Any one of these reasons should mean that a major international sporting event shouldn’t be getting anywhere near Qatar. But it gets worse.

The conditions in which the infrastructure for the tournament is being constructed have come under fire a lot in recent months. This has led to Sepp Blatter coming forth to proclaim that it is not his, nor Fifa’s, responsibility that workers are dying during the construction of the World Cup facilities. This is of course a hollow defence. There is no excuse for not knowing what the Qatari situation was in relation to labour conditions when you’re about to sign off on their hosting a tournament which requires a massive building project.

Getting precise numbers for worker fatalities related to the construction efforts for the World Cup is difficult. It is hard to know who has died and in connection with which construction project, and this in itself speaks volumes. What can we say about construction projects where possibly hundreds have died, but we don’t know how, who they were, or even where they were all from?

However, it is wrong to get caught up in speculation over the numbers of worker fatalities for the simple reason that it is the principle, not the number, that matters. Qatar’s labour laws and track record for fatalities shows that the lives of workers there are not viewed as significant, and that this is a country that would rather bury labourers in their hundreds than invest any time and money into proper health and safety protocols. World Cup or not this is not a place with which anybody with a conscience ought to be doing business.

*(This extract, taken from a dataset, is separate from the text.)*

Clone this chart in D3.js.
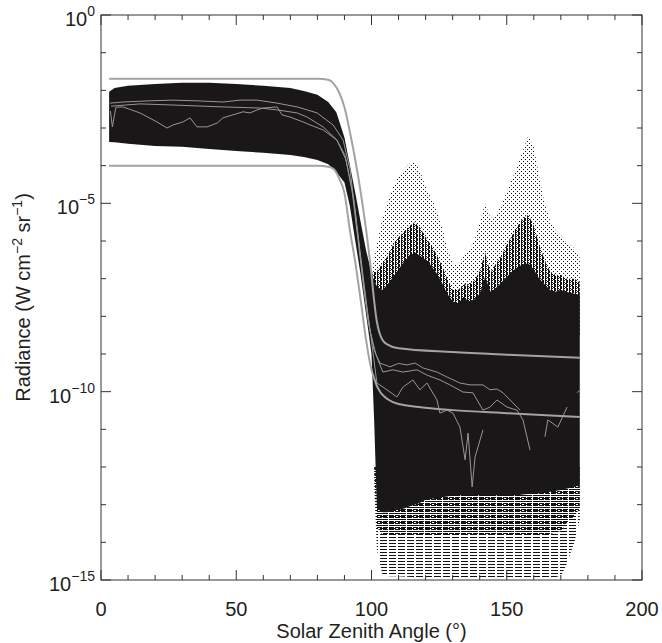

If England sends a team to the World Cup, or even attempts to qualify (which would in itself imply a desire to get there) it would be an endorsement of Qatar’s efforts as hosting nation. It would endorse their labour policies. It would be saying that it is okay to build a stadium atop the bodies of the workers, as long as its air conditioned.

For years football has been accused of selling its soul, but the Qatar World Cup would be its first serious foray into human sacrifice.